Eleven of the 12 got their bachelor’s degrees and eight earned master’s degrees (Eitzen, Graber and Harms went on for Ph.D.’s). The majority taught at the elementary, middle school, high school or college level (Eitzen spent most of his career at Colorado State University in Fort Collins and reserve player Eldon Becker at Dodge City Community College). And among the 12, six of them--Becker, Eck, Eitzen, William "Larry" Gilchrist, a Walton native now living in Hays, Harms and Dwayne Reusser, originally from Mulvane and now living in rural Hillsboro--coached everything from cross-country to eight-man football. Harms, in fact--while teaching math at Bethel College from 1961-67--was assistant coach under Buhr four years and head basketball coach for two.

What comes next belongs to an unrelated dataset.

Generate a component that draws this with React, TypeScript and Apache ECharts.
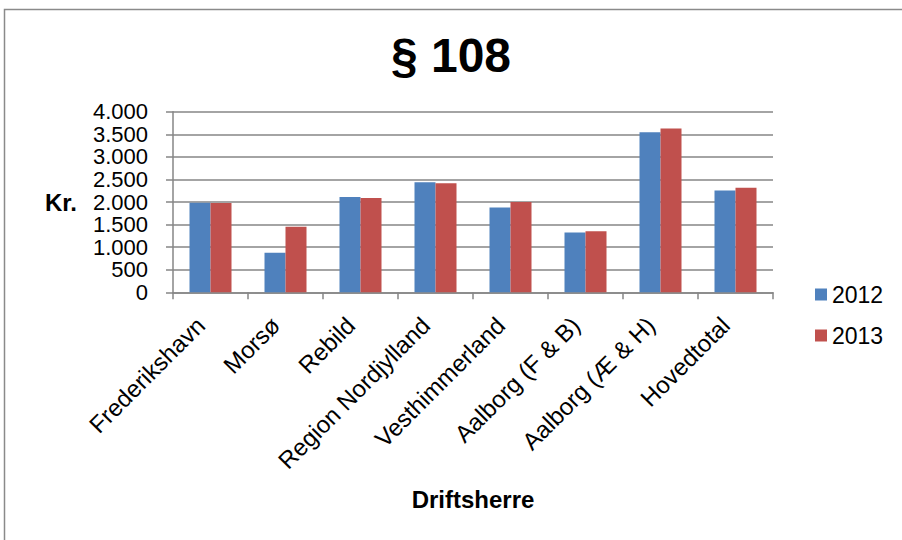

When Buhr spoke at the Hall of Fame induction ceremony, he also noted that three of the team’s members had received "state or national recognition for their work or service"--Loeffler as a mental health consultant for the state of California, Eitzen as a Sports Ethics Fellow selected by the Institute for International Sport (1966) and former president of the North American Society for Sociology of Sports, and Becker as an inductee into the Kansas State High School Activities Association Hall of Fame (2000). "The 1955-56 KCAC championship basketball team was a combination of student-athletes that came together at the right time," he said.

Larry Penner of Newton, varsity reserve player and Hillsboro High School graduate, was one of the team’s tallest players at 6’3". He remembers in his freshman season (1954-55) stopping at a motel restaurant on the west side of Emporia and seeing the motel lobby "loaded with pictures of Kansas high school and college championship teams"--but there was no picture from Bethel College. "Little did we know," Penner says, "that by the end of the next school year, our basketball team would have its place on the wall of this popular eating place for Kansas athletic teams."

Then he learned that head basketball coach Gib Galle would not be returning to Bethel for the 1955-56 season and the new coach was coming from Lehigh. Penner says, "I knew nothing about Lehigh’s basketball program, other than it was in the smallest basketball class in the state."

"What a group we were," Penner recalls. "Ten of us were from within 50 miles of Bethel. Everyone stood between 5’10" and 6’3" in height. They didn’t need a ‘no-dunk rule’ for us, as we had no one who could stuff it. We were just a bunch of guys, all with average to above average basketball skills, who had it all come together for one season."